▸ Written instruction: Nothing in the data should change when you return it, but leave the pictures out.

-*-*-

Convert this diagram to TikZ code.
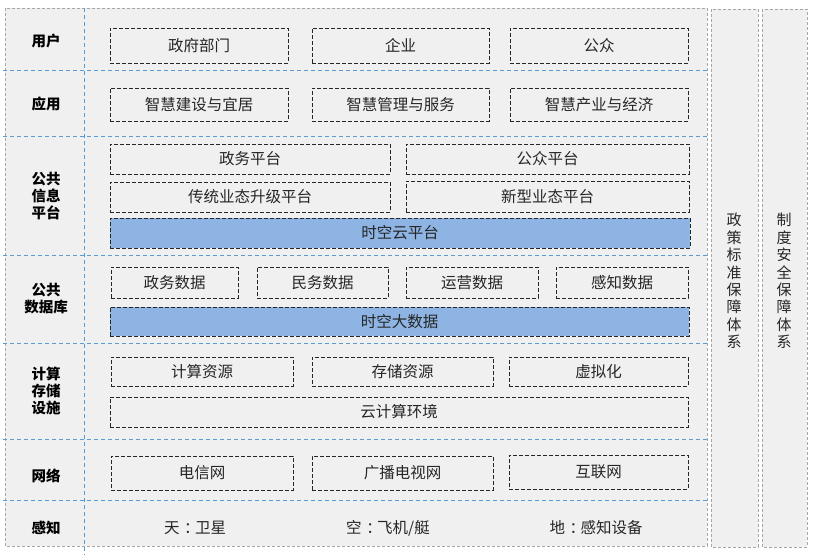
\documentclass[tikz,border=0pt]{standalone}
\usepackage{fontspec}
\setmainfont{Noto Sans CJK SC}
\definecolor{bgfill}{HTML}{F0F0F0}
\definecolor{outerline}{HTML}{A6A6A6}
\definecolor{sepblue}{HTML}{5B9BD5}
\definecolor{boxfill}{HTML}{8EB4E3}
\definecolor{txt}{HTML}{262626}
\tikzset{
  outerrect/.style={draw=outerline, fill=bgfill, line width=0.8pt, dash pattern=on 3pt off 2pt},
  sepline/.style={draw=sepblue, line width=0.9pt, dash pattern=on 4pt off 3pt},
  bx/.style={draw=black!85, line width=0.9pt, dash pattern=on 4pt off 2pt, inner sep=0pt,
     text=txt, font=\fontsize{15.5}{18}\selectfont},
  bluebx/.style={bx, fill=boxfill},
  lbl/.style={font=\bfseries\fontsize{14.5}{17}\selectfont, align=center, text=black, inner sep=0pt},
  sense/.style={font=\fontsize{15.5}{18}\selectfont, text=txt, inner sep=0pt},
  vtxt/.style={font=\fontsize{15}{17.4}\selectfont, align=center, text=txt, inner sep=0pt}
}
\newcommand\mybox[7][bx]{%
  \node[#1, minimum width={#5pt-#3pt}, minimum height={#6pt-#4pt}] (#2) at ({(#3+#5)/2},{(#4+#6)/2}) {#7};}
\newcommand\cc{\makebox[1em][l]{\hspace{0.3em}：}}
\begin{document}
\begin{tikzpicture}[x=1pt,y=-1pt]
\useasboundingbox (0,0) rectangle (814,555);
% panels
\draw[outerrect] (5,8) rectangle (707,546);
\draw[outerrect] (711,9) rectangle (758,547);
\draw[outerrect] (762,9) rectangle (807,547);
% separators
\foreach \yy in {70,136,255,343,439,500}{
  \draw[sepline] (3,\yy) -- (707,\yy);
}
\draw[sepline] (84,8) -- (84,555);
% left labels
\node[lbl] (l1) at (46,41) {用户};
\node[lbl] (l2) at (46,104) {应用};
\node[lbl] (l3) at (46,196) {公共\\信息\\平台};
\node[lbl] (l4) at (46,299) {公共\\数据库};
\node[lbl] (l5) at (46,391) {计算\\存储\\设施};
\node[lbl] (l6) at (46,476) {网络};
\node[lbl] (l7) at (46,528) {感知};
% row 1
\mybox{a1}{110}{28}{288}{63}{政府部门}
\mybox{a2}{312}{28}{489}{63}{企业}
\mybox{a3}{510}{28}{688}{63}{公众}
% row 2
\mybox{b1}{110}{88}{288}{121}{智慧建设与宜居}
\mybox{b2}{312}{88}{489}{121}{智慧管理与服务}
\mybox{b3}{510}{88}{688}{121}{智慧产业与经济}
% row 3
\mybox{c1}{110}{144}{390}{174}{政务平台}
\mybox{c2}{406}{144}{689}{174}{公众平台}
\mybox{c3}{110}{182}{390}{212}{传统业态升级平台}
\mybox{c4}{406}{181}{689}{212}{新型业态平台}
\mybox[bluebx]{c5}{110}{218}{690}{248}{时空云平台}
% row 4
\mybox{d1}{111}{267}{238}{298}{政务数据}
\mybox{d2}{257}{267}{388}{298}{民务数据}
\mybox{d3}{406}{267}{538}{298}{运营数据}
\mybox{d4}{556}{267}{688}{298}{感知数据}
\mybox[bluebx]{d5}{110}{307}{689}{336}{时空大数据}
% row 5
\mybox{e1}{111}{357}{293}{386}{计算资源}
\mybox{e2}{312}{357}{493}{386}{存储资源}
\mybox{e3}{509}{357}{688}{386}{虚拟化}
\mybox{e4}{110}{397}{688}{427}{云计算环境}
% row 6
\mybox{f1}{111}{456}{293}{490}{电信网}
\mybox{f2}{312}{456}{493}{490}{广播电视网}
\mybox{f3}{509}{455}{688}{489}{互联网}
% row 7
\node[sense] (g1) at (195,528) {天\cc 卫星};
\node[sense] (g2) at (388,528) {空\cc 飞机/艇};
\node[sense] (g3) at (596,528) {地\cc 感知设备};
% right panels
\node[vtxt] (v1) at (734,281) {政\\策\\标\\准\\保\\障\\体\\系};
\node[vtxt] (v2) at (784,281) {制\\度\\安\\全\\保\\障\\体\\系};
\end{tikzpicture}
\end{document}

-*-*-

▸ Response for this exercise:
Convert this diagram to TikZ code.
\documentclass[tikz,border=0pt]{standalone}
\usepackage{fontspec}
\setmainfont{Noto Sans CJK SC}
\definecolor{bgfill}{HTML}{F0F0F0}
\definecolor{outerline}{HTML}{A6A6A6}
\definecolor{sepblue}{HTML}{5B9BD5}
\definecolor{boxfill}{HTML}{8EB4E3}
\definecolor{txt}{HTML}{262626}
\tikzset{
  outerrect/.style={draw=outerline, fill=bgfill, line width=0.8pt, dash pattern=on 3pt off 2pt},
  sepline/.style={draw=sepblue, line width=0.9pt, dash pattern=on 4pt off 3pt},
  bx/.style={draw=black!85, line width=0.9pt, dash pattern=on 4pt off 2pt, inner sep=0pt,
     text=txt, font=\fontsize{15.5}{18}\selectfont},
  bluebx/.style={bx, fill=boxfill},
  lbl/.style={font=\bfseries\fontsize{14.5}{17}\selectfont, align=center, text=black, inner sep=0pt},
  sense/.style={font=\fontsize{15.5}{18}\selectfont, text=txt, inner sep=0pt},
  vtxt/.style={font=\fontsize{15}{17.4}\selectfont, align=center, text=txt, inner sep=0pt}
}
\newcommand\mybox[7][bx]{%
  \node[#1, minimum width={#5pt-#3pt}, minimum height={#6pt-#4pt}] (#2) at ({(#3+#5)/2},{(#4+#6)/2}) {#7};}
\newcommand\cc{\makebox[1em][l]{\hspace{0.3em}：}}
\begin{document}
\begin{tikzpicture}[x=1pt,y=-1pt]
\useasboundingbox (0,0) rectangle (814,555);
% panels
\draw[outerrect] (5,8) rectangle (707,546);
\draw[outerrect] (711,9) rectangle (758,547);
\draw[outerrect] (762,9) rectangle (807,547);
% separators
\foreach \yy in {70,136,255,343,439,500}{
  \draw[sepline] (3,\yy) -- (707,\yy);
}
\draw[sepline] (84,8) -- (84,555);
% left labels
\node[lbl] (l1) at (46,41) {用户};
\node[lbl] (l2) at (46,104) {应用};
\node[lbl] (l3) at (46,196) {公共\\信息\\平台};
\node[lbl] (l4) at (46,299) {公共\\数据库};
\node[lbl] (l5) at (46,391) {计算\\存储\\设施};
\node[lbl] (l6) at (46,476) {网络};
\node[lbl] (l7) at (46,528) {感知};
% row 1
\mybox{a1}{110}{28}{288}{63}{政府部门}
\mybox{a2}{312}{28}{489}{63}{企业}
\mybox{a3}{510}{28}{688}{63}{公众}
% row 2
\mybox{b1}{110}{88}{288}{121}{智慧建设与宜居}
\mybox{b2}{312}{88}{489}{121}{智慧管理与服务}
\mybox{b3}{510}{88}{688}{121}{智慧产业与经济}
% row 3
\mybox{c1}{110}{144}{390}{174}{政务平台}
\mybox{c2}{406}{144}{689}{174}{公众平台}
\mybox{c3}{110}{182}{390}{212}{传统业态升级平台}
\mybox{c4}{406}{181}{689}{212}{新型业态平台}
\mybox[bluebx]{c5}{110}{218}{690}{248}{时空云平台}
% row 4
\mybox{d1}{111}{267}{238}{298}{政务数据}
\mybox{d2}{257}{267}{388}{298}{民务数据}
\mybox{d3}{406}{267}{538}{298}{运营数据}
\mybox{d4}{556}{267}{688}{298}{感知数据}
\mybox[bluebx]{d5}{110}{307}{689}{336}{时空大数据}
% row 5
\mybox{e1}{111}{357}{293}{386}{计算资源}
\mybox{e2}{312}{357}{493}{386}{存储资源}
\mybox{e3}{509}{357}{688}{386}{虚拟化}
\mybox{e4}{110}{397}{688}{427}{云计算环境}
% row 6
\mybox{f1}{111}{456}{293}{490}{电信网}
\mybox{f2}{312}{456}{493}{490}{广播电视网}
\mybox{f3}{509}{455}{688}{489}{互联网}
% row 7
\node[sense] (g1) at (195,528) {天\cc 卫星};
\node[sense] (g2) at (388,528) {空\cc 飞机/艇};
\node[sense] (g3) at (596,528) {地\cc 感知设备};
% right panels
\node[vtxt] (v1) at (734,281) {政\\策\\标\\准\\保\\障\\体\\系};
\node[vtxt] (v2) at (784,281) {制\\度\\安\\全\\保\\障\\体\\系};
\end{tikzpicture}
\end{document}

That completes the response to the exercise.